The calling program must supply the following parameters:

FILE *unsorted_file;
A file pointer for the file to be sorted. The file must have been successfully opened for reading, and the file pointer must be positioned at the beginning of the file.
FILE *sorted_file;
A file pointer for the sorted file. The file must have been successfully opened for writing, and the file pointer must be positioned at the beginning of the file.
int (*read)();
A function that reads a single record.
int (*write)();
A function that writes a single record.
int (*compare)();
A function that compares two records.
void *pointer;
A user-defined pointer to be passed to the (*read)(), (*write)() and (*compare)() functions when they are called.
unsigned max_record_size;
The maximum number of bytes in a record, when it is read into memory. This need not be the same as the size of the record when it resides in a file.
unsigned long block_size;
The number of records to be sorted in memory, or 1L if memory sorting is not to be used.
unsigned long *pcount;
A pointer to a variable to receive the record count (if the sort is successful), or NULL if this information is not to be returned.

The function returns the following values:

int result;
Result code:
  • 0 for a successful sort
  • 1 for insufficient memory
  • 2 for a file creation error
  • 3 for a file write error

The unsorted and sorted files will not be rewound or closed. Each file will be left open, with the file pointer positioned at the end of the file. However, if the two file pointers are identical, the file will be rewound and the sorted records will be written over it.

The (*read)() function is called by merge_sort() as follows, and must read one record each time it is called (except when the end of the unsorted file is detected):

     n = (*read)(fp, buffer, pointer);
FILE *fp;
A file pointer for the unsorted file or a temporary file created by calling tmpfile().
void *buffer;
A pointer to a buffer to receive one record. This buffer can hold at most max_record_size bytes.
void *pointer;
A copy of the pointer passed as an argument to merge_sort().
int n;
The number of bytes in the record, or zero if an attempt was made to read past the end of the unsorted file.

When this function returns zero, it will not be called again for the same file.
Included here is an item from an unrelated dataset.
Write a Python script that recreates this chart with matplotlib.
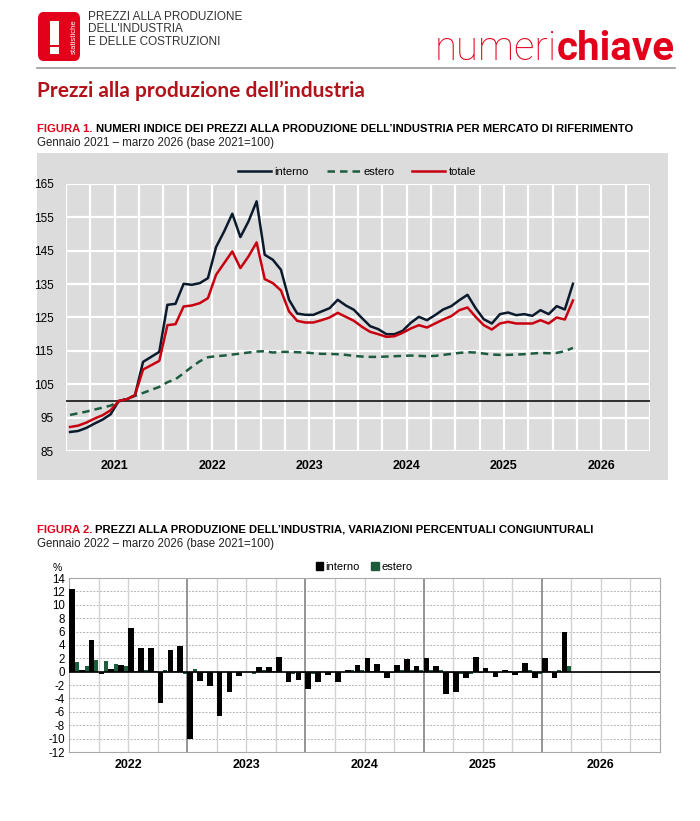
import matplotlib
matplotlib.use("Agg")
import matplotlib.pyplot as plt
from matplotlib.patches import Rectangle, FancyBboxPatch, Patch
from matplotlib.lines import Line2D

W, H = 700, 821
plt.rcParams['font.family'] = ['Liberation Sans', 'DejaVu Sans']
plt.rcParams['axes.unicode_minus'] = False

# ---- data: figure 1, monthly index Jan 2021 - Mar 2026 (base 2021=100)
interno = [90.7, 91.0, 91.9, 93.2, 94.4, 96.0, 100.0, 100.5, 101.7, 111.7, 113.2, 114.7,
           128.8, 129.1, 135.1, 134.8, 135.3, 136.8, 146.1, 150.8, 156.1, 149.1, 153.8, 159.8,
           143.8, 142.3, 139.3, 130.3, 126.2, 125.8, 125.8, 126.8, 127.8, 130.3, 128.6, 127.3,
           124.8, 122.4, 121.5, 120.0, 120.0, 121.0, 123.4, 125.2, 124.2, 125.7, 127.4, 128.4,
           130.2, 131.8, 127.8, 124.5, 123.2, 126.0, 126.5, 125.7, 126.0, 125.5, 127.2, 126.0,
           128.4, 127.4, 135.1]
estero = [95.8, 96.3, 96.8, 97.4, 98.0, 98.6, 99.8, 100.7, 101.5, 102.4, 103.3, 104.2,
          105.6, 106.5, 108.3, 110.2, 111.9, 113.1, 113.4, 113.6, 113.9, 114.2, 114.5, 114.8,
          114.9, 114.5, 114.7, 114.7, 114.6, 114.5, 114.3, 114.1, 114.1, 114.0, 113.8, 113.5,
          113.3, 113.2, 113.2, 113.3, 113.4, 113.5, 113.6, 113.5, 113.4, 113.5, 113.8, 114.1,
          114.4, 114.6, 114.5, 114.2, 113.9, 113.8, 113.8, 113.9, 114.0, 114.2, 114.4, 114.3,
          114.4, 114.9, 115.9]
totale = [92.2, 92.6, 93.5, 94.7, 95.7, 97.2, 100.0, 100.5, 101.7, 109.4, 110.7, 112.0,
          122.7, 123.0, 128.3, 128.6, 129.3, 130.8, 137.8, 141.3, 144.8, 139.8, 143.3, 147.5,
          136.5, 135.3, 133.1, 126.8, 124.0, 123.5, 123.5, 124.2, 125.0, 126.4, 125.2, 124.0,
          122.2, 120.7, 120.0, 119.2, 119.4, 120.4, 121.7, 122.7, 122.0, 123.2, 124.4, 125.4,
          127.2, 128.0, 125.2, 122.7, 121.4, 123.2, 123.7, 123.2, 123.2, 123.2, 124.2, 123.2,
          125.0, 124.4, 130.1]
years1 = ['2021', '2022', '2023', '2024', '2025', '2026']

# ---- data: figure 2, monthly % change Jan 2022 - Mar 2026
var_interno = [12.3, 0.2, 4.7, -0.3, 0.4, 1.0, 6.6, 3.5, 3.5, -4.7, 3.3, 3.8,
               -10.1, -1.4, -2.1, -6.6, -3.1, -0.6, -0.1, 0.7, 0.7, 2.2, -1.6, -1.3,
               -2.6, -1.6, -0.5, -1.5, 0.2, 1.0, 2.0, 1.2, -0.9, 1.0, 1.9, 0.8,
               2.0, 0.8, -3.4, -3.1, -0.9, 2.2, 0.6, -0.8, 0.2, -0.5, 1.3, -1.0,
               2.0, -0.9, 5.9]
var_estero = [1.5, 0.8, 1.7, 1.6, 1.1, 0.8, 0.1, 0.3, 0.1, 0.3, 0.1, -0.4,
              0.4, -0.2, -0.1, -0.1, -0.1, -0.1, -0.3, 0.2, 0.1, 0.0, -0.3, -0.2,
              -0.3, -0.1, 0.0, -0.1, 0.3, 0.2, 0.1, 0.1, -0.2, 0.3, 0.3, 0.2,
              0.3, 0.3, -0.2, -0.4, -0.3, -0.2, 0.0, 0.0, 0.1, 0.1, 0.2, -0.3,
              0.1, 0.2, 0.8]
years2 = ['2022', '2023', '2024', '2025', '2026']


def rect(x0, y0, x1, y1):
    # pixel box (top-left origin) -> figure fraction
    return [x0 / W, 1 - y1 / H, (x1 - x0) / W, (y1 - y0) / H]


def fx(x):
    return x / W


def fy(y):
    return 1 - y / H


fig = plt.figure(figsize=(7, 8.21), dpi=100)
fig.patch.set_facecolor('white')
renderer = fig.canvas.get_renderer()

# ---- header
red = '#e2001a'
fig.patches.append(FancyBboxPatch((fx(38), fy(61)), fx(42), 49 / H,
                                  boxstyle='round,pad=0,rounding_size=0.008',
                                  transform=fig.transFigure, fc=red, ec='none'))
fig.patches.append(Rectangle((fx(50), fy(45)), fx(9), 24 / H, transform=fig.transFigure,
                             fc='white', ec='none'))
fig.patches.append(Rectangle((fx(50), fy(54)), fx(9), 7 / H, transform=fig.transFigure,
                             fc='white', ec='none'))
fig.text(fx(74), fy(37), 'statistiche', rotation=90, color='white', fontsize=5.5,
         ha='center', va='center')
for i, line in enumerate(['PREZZI ALLA PRODUZIONE', "DELL'INDUSTRIA", 'E DELLE COSTRUZIONI']):
    fig.text(fx(88), fy(17 + 12.5 * i), line, fontsize=8.5, color='#333333',
             va='center', ha='left')

t_chiave = fig.text(fx(675), fy(60), 'chiave', fontsize=29, color=red, fontweight='bold',
                    ha='right', va='baseline', family=['Roboto', 'DejaVu Sans'])
bb = t_chiave.get_window_extent(renderer)
fig.text(bb.x0 / W, fy(60), 'numeri', fontsize=29, color=red, fontweight='light',
         ha='right', va='baseline', family=['Roboto', 'DejaVu Sans'])

fig.add_artist(Line2D([fx(37), fx(675)], [fy(68), fy(68)], color='#9a9a9a', lw=1.2))
fig.text(fx(37), fy(91), "Prezzi alla produzione dell\u2019industria", fontsize=15,
         fontweight='bold', color='#b3121b', family=['Lato', 'DejaVu Sans'],
         ha='left', va='center')


def fig_title(y, num, rest, sub, x_end):
    # fit the bold heading to the width it has in the reference
    size = 9.0
    t1 = fig.text(fx(37), fy(y), num, color=red, fontweight='bold', fontsize=size,
                  ha='left', va='center')
    t2 = fig.text(0, fy(y), rest, color='black', fontweight='bold', fontsize=size,
                  ha='left', va='center')
    w = (t1.get_window_extent(renderer).width + 3 +
         t2.get_window_extent(renderer).width)
    size = size * (x_end - 37) / w
    t1.set_fontsize(size)
    t2.set_fontsize(size)
    b = t1.get_window_extent(renderer)
    t2.set_x((b.x1 + 3) / W)
    fig.text(fx(37), fy(y + 14), sub, color='#222222', fontsize=8.3, ha='left', va='center')


fig_title(129, 'FIGURA 1.',
          "NUMERI INDICE DEI PREZZI ALLA PRODUZIONE DELL\u2019INDUSTRIA PER MERCATO DI RIFERIMENTO",
          'Gennaio 2021 \u2013 marzo 2026 (base 2021=100)', 636)
fig_title(530, 'FIGURA 2.',
          "PREZZI ALLA PRODUZIONE DELL\u2019INDUSTRIA, VARIAZIONI PERCENTUALI CONGIUNTURALI",
          'Gennaio 2022 \u2013 marzo 2026 (base 2021=100)', 597)

# ---- figure 1
grey = '#dcdcdc'
fig.patches.append(Rectangle((fx(37), fy(480)), fx(631), 327 / H, transform=fig.transFigure,
                             fc=grey, ec='none', zorder=-1))
ax1 = fig.add_axes(rect(66, 184, 650, 451))
ax1.set_zorder(2)
ax1.set_facecolor(grey)
x = [i + 0.5 for i in range(len(interno))]
l1, = ax1.plot(x, interno, color='#0b1a2c', lw=1.8, label='interno', zorder=4)
l2, = ax1.plot(x, estero, color='#1d5c3e', lw=1.8, ls=(0, (3, 2)), label='estero', zorder=3)
l3, = ax1.plot(x, totale, color='#c8000f', lw=1.8, label='totale', zorder=5)
ax1.axhline(100, color='black', lw=1.1, zorder=2)
ax1.set_xlim(0, 72)
ax1.set_ylim(85, 165)
ax1.set_yticks(range(85, 166, 10))
ax1.set_xticks(range(0, 73, 3))
ax1.set_xticklabels([])
ax1.grid(True, color='white', lw=1.6)
ax1.set_axisbelow(True)
for s in ax1.spines.values():
    s.set_visible(False)
ax1.tick_params(length=0, labelsize=8.5, pad=9)
for k, yr in enumerate(years1):
    ax1.text(12 * k + 6, 80.6, yr, ha='center', va='center', fontsize=9, fontweight='bold')
leg1 = fig.legend(handles=[l1, l2, l3], loc='center', bbox_to_anchor=(fx(357), fy(172)),
                  ncol=3, frameon=False, fontsize=8, handlelength=3.0, columnspacing=1.6,
                  handletextpad=0.3)
leg1.set_zorder(3)

# ---- figure 2
ax2 = fig.add_axes(rect(69, 578, 660, 752))
months = list(range(len(var_interno)))
ax2.bar(months, var_interno, width=0.58, align='edge', color='black', zorder=3,
        label='interno')
ax2.bar([m + 0.58 for m in months], var_estero, width=0.4, align='edge', color='#1e5c3c',
        zorder=3, label='estero')
ax2.axhline(0, color='black', lw=1.2, zorder=4)
ax2.set_xlim(0, 60)
ax2.set_ylim(-12, 14)
ax2.set_yticks(range(-12, 15, 2))
ax2.set_xticks([])
for v in range(-12, 15, 2):
    ax2.axhline(v, color='#b5b5b5', lw=0.7, ls=(0, (2, 1.5)), zorder=1)
for q in range(3, 60, 3):
    if q % 12:
        ax2.axvline(q, color='#d2d2d2', lw=1.0, zorder=1)
    else:
        ax2.axvline(q, color='#8c8c8c', lw=1.3, zorder=2)
for s in ax2.spines.values():
    s.set_color('#a8a8a8')
ax2.tick_params(axis='y', length=0, labelsize=8.3, pad=3)
for k, yr in enumerate(years2):
    ax2.text(12 * k + 6, -12.0 - 13 / 6.67, yr, ha='center', va='center', fontsize=9,
             fontweight='bold')
fig.text(fx(57), fy(568), '%', fontsize=7.5, ha='center', va='center')
fig.legend(handles=[Patch(color='black', label='interno'),
                    Patch(color='#1e5c3c', label='estero')],
           loc='center', bbox_to_anchor=(fx(364), fy(567)), ncol=2, frameon=False,
           fontsize=8, handlelength=0.7, handleheight=0.7, handletextpad=0.2,
           columnspacing=1.0)

fig.savefig('out.png', dpi=100)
No attempt will be made to read past the end of a temporary file.

A record larger than the specified maximum size must be truncated or dealt with in some other suitable manner. The function will fail catastrophically if the buffer is allowed to overflow, or if the value returned by (*read)() is larger than the maximum record size.

The record format may be changed when it is read into memory, provided that:

  1. the changes are compatible with the (*write)() and (*compare)() functions, and
  2. the value returned by the (*read)() function must be the number of bytes in the record while it is in the memory buffer.

For example, the line terminator \r\n in DOS/Windows might be converted to \n when it is read into memory.

The (*write)() function is called as follows, and must write one record each time it is called:

     n = (*write)(fp, buffer, pointer);
FILE *fp;
A file pointer for the sorted file or a temporary file created by calling tmpfile().
void *buffer;
A pointer to a buffer holding one record, as read into memory by (*read)().
void *pointer;
A copy of the pointer passed as an argument to merge_sort().
int n;
Nonzero for a successful write; zero for insufficient disk space.

Notice that the record length is not passed as a parameter. It must be contained, explicitly or implicitly, in the record itself or in some other place accessible to the (*write)() function.

The (*compare)() function is called to compare two records, as follows:

     n = (*compare)(p, q, pointer);
void *p;
A pointer to a buffer containing the first record, as read into memory by (*read)().
void *q;
A pointer to a buffer containing the second record, as read into memory by (*read)().
void *pointer;
A copy of the pointer passed as an argument to merge_sort().
int n;
The comparison result, as follows:
  • >0 if *p is to be after *q in sorted order
  • <0 if *p is to be before *q in sorted order
  • 0 if the order of *p and *q is irrelevant

The sort proceeds as follows:

  1. The records are read from the unsorted file and written to two temporary files in blocks. Each block contains the number of records specified by the block_size argument (except the last block, which may contain fewer records), and it is sorted in memory by calling linked_list_sort() before it is written to a temporary file.
  2. The temporary files are then sorted by merging blocks in a number of passes. In each pass, blocks from two source files are merged into blocks containing twice as many records, and are written to two output files. The process terminates when the block size equals or exceeds the file size and all records are in a single file, which is the sorted file.

The sort can fail if

  1. a call on malloc() returns NULL because there is not enough memory, or
  2. a call on tmpfile() returns NULL because there are too many open files, or
  3. a call on (*write)() returns zero because there is insufficient disk space.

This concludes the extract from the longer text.